What the exercise asks:
Filter this data down to the lines that hold "React", and copy them.

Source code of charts
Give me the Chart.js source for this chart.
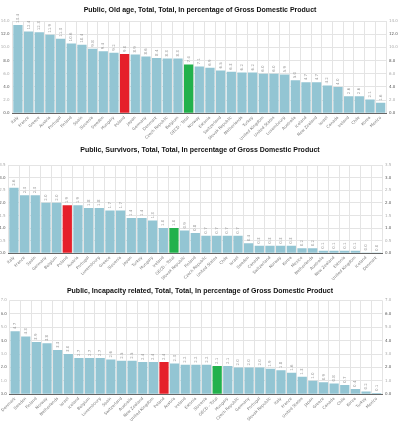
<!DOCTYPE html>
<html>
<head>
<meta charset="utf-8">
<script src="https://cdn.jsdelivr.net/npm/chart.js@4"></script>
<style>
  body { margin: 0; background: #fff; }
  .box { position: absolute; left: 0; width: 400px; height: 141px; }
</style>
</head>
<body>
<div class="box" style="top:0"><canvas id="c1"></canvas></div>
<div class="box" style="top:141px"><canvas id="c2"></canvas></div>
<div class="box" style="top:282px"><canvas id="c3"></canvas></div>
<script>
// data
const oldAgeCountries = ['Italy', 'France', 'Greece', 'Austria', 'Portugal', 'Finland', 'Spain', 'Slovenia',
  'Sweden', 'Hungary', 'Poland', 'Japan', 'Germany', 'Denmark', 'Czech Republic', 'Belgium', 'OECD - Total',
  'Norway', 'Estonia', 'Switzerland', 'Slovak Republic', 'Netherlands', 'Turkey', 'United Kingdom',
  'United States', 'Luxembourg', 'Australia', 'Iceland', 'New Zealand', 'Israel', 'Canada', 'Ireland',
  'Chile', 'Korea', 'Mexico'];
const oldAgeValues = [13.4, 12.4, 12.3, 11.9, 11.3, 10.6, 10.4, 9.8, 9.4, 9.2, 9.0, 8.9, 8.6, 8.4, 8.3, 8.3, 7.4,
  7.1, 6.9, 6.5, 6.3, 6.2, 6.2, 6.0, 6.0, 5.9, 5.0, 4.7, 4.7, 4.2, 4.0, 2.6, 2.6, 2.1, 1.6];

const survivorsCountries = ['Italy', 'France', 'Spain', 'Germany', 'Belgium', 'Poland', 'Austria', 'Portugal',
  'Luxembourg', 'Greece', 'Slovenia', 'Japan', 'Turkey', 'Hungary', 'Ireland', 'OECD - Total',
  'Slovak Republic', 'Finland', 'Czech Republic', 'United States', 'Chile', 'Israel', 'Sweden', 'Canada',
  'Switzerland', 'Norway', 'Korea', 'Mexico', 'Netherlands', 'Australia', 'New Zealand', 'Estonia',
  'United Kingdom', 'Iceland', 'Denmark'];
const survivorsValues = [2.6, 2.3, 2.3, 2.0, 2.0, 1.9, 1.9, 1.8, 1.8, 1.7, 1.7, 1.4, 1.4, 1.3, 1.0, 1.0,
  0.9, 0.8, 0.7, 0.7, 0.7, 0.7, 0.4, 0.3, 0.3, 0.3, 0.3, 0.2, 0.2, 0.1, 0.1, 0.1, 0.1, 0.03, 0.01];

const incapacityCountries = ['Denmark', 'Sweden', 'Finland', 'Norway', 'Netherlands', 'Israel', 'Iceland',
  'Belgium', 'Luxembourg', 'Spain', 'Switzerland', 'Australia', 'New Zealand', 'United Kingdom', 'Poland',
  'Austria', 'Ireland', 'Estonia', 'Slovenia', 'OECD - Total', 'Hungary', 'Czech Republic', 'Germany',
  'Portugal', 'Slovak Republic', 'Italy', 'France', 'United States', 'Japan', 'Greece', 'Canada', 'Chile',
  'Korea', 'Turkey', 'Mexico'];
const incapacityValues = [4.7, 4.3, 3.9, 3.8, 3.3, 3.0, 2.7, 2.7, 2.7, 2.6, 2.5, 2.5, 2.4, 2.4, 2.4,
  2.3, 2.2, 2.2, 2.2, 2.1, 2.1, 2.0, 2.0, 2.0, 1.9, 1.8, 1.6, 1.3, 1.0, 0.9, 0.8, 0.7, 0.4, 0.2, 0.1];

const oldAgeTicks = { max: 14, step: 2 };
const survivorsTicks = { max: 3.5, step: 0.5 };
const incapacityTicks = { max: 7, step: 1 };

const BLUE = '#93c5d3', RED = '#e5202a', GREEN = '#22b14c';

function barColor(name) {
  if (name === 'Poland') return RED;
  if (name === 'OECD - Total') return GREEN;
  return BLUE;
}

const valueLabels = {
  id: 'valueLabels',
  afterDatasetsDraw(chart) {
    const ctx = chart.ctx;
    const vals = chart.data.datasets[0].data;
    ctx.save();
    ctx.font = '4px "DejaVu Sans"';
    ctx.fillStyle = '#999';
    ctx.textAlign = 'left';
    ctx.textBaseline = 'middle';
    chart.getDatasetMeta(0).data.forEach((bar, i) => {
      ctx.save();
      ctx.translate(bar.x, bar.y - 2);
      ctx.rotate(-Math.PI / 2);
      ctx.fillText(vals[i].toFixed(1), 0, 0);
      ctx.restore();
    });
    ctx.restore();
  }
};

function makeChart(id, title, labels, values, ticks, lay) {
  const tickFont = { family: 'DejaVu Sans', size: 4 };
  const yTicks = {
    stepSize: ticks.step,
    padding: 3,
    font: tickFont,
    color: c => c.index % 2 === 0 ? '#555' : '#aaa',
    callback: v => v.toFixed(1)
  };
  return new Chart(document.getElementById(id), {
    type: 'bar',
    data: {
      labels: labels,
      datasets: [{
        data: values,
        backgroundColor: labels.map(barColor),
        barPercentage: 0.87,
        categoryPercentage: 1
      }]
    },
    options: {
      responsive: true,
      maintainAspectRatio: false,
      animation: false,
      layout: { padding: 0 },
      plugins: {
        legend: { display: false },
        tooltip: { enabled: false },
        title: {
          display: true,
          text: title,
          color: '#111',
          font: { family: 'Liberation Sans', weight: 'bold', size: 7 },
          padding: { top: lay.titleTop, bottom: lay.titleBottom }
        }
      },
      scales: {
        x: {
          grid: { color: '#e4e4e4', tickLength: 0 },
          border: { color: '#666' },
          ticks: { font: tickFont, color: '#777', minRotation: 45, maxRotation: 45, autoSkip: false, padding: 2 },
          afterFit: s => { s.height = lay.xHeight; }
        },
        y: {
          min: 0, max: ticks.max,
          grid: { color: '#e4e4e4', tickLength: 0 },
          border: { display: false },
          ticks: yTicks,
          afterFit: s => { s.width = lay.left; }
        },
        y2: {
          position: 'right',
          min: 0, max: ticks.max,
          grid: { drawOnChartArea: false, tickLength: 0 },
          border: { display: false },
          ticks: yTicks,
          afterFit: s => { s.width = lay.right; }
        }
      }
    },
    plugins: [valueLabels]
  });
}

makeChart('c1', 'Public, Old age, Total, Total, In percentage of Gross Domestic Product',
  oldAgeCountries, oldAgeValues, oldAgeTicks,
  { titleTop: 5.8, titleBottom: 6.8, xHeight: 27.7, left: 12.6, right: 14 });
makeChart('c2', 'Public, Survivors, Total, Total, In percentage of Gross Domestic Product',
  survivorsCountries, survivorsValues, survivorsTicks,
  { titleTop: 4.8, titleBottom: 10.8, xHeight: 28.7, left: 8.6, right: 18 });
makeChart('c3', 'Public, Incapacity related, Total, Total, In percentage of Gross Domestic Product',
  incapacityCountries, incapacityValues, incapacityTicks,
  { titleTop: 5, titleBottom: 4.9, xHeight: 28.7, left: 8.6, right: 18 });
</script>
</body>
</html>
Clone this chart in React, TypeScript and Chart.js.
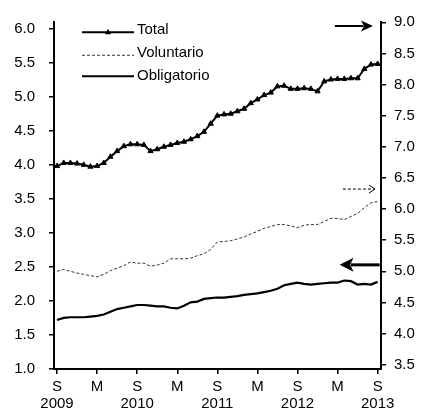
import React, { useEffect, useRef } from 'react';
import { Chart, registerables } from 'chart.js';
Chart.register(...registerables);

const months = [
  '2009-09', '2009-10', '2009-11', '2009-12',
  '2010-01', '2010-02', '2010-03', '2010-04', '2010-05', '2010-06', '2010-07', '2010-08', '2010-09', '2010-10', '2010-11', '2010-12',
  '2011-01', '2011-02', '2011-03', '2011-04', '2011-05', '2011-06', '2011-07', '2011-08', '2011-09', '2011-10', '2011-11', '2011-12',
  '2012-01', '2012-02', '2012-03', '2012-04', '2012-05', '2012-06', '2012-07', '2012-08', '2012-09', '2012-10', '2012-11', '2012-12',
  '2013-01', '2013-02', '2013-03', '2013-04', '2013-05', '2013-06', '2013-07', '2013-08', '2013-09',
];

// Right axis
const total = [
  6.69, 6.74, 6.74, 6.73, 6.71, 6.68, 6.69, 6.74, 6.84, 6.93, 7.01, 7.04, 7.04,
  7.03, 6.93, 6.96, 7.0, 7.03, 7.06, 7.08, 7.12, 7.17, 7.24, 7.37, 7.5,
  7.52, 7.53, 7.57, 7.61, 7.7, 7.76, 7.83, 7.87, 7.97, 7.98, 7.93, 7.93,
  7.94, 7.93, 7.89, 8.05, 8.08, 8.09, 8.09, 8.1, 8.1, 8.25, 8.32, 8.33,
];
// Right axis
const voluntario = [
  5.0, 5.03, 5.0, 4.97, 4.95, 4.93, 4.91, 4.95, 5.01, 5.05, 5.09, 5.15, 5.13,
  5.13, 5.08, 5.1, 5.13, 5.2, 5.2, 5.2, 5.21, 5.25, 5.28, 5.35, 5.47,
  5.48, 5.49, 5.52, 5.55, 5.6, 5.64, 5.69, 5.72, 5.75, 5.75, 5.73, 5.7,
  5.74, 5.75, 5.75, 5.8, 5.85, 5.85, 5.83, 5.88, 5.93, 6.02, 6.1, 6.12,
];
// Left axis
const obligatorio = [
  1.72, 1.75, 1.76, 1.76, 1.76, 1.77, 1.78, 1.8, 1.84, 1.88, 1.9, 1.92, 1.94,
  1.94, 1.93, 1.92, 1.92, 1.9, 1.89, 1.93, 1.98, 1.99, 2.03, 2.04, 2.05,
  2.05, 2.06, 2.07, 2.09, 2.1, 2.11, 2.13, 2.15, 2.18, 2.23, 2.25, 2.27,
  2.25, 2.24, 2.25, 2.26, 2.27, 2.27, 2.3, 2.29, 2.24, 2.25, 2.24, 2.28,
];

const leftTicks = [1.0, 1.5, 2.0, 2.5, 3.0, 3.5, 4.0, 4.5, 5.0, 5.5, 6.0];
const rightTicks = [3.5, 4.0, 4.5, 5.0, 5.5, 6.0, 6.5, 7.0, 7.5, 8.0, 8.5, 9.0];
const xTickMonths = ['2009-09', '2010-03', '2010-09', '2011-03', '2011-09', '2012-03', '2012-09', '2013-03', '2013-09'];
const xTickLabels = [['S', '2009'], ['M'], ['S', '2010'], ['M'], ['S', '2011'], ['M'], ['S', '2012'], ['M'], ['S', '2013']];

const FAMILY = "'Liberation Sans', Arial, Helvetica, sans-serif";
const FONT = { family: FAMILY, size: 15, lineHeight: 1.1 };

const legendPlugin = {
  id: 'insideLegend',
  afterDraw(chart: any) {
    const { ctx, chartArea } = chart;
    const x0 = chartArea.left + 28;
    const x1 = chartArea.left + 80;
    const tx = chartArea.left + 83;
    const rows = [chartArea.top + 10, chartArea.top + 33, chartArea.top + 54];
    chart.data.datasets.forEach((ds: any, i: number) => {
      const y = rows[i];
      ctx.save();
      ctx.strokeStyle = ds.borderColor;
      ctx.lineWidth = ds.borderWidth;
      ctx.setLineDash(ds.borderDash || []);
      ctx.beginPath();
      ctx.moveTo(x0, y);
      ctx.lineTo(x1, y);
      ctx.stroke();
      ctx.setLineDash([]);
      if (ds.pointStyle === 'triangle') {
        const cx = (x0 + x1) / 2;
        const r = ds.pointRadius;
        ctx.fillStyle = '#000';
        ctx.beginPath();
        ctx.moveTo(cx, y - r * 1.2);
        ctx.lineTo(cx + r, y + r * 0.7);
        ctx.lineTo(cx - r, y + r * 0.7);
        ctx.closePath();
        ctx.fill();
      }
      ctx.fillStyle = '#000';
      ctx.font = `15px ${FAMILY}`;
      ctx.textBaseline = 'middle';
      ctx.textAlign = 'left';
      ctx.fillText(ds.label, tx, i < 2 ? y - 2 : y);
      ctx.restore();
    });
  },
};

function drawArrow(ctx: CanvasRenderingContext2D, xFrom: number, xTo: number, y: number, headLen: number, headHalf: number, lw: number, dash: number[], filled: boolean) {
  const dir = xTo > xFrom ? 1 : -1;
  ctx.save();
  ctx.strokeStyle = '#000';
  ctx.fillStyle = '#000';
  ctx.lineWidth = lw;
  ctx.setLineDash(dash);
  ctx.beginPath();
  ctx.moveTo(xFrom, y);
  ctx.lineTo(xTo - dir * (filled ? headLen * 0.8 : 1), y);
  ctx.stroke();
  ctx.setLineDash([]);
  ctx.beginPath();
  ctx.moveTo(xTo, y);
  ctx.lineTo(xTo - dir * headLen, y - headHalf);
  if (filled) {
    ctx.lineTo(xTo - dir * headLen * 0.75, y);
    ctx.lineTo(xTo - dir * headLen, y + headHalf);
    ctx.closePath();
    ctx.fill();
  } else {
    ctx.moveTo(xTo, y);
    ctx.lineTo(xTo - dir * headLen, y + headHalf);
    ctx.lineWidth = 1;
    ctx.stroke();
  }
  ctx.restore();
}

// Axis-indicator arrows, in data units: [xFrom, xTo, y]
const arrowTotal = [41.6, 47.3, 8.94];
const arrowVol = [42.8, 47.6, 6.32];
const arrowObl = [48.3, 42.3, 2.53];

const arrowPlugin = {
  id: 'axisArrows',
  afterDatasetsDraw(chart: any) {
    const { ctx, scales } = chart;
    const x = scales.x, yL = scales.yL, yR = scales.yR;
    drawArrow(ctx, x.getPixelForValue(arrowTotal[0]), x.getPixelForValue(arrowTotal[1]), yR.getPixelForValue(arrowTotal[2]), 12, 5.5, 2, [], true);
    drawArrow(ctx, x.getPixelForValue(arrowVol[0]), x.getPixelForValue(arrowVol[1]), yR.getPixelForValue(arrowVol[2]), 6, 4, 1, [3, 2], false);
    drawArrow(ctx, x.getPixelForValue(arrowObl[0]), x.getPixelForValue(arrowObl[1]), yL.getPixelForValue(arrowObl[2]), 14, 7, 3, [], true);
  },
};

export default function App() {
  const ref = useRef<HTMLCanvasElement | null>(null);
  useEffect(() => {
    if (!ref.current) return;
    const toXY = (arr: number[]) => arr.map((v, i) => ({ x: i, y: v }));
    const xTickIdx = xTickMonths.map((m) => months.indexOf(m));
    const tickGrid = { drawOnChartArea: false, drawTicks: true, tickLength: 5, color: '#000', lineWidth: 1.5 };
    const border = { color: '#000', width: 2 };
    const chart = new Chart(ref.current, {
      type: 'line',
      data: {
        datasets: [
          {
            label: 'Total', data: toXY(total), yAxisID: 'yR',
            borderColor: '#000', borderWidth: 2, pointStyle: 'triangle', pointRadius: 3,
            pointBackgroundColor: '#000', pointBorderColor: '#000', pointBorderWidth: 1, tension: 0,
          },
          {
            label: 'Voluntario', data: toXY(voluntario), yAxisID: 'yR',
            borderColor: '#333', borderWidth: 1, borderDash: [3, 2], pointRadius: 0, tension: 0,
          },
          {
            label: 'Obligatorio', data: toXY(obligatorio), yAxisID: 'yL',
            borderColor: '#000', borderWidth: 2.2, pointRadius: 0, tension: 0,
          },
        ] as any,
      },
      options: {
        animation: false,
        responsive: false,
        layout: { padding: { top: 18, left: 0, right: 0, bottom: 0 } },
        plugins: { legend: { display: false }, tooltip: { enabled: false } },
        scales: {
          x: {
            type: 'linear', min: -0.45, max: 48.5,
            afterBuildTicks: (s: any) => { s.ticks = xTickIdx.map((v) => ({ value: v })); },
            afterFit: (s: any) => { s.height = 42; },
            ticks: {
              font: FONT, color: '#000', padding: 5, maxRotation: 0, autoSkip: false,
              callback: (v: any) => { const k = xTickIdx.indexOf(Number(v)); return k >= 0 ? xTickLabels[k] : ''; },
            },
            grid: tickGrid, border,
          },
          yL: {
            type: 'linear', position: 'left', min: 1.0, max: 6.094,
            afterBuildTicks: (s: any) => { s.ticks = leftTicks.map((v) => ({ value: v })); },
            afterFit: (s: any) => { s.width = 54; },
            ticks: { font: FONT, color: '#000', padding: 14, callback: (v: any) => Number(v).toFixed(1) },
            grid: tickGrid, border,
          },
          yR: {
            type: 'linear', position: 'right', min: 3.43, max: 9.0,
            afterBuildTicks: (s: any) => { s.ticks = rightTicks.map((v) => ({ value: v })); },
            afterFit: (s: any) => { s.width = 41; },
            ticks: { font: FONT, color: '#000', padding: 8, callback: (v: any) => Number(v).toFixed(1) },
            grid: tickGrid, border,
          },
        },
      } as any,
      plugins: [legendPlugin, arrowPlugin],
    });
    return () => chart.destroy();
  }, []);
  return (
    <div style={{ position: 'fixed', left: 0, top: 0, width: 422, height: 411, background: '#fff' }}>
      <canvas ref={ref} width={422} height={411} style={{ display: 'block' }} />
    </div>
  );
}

Written response:
Clone this chart in React, TypeScript and Chart.js.
import React, { useEffect, useRef } from 'react';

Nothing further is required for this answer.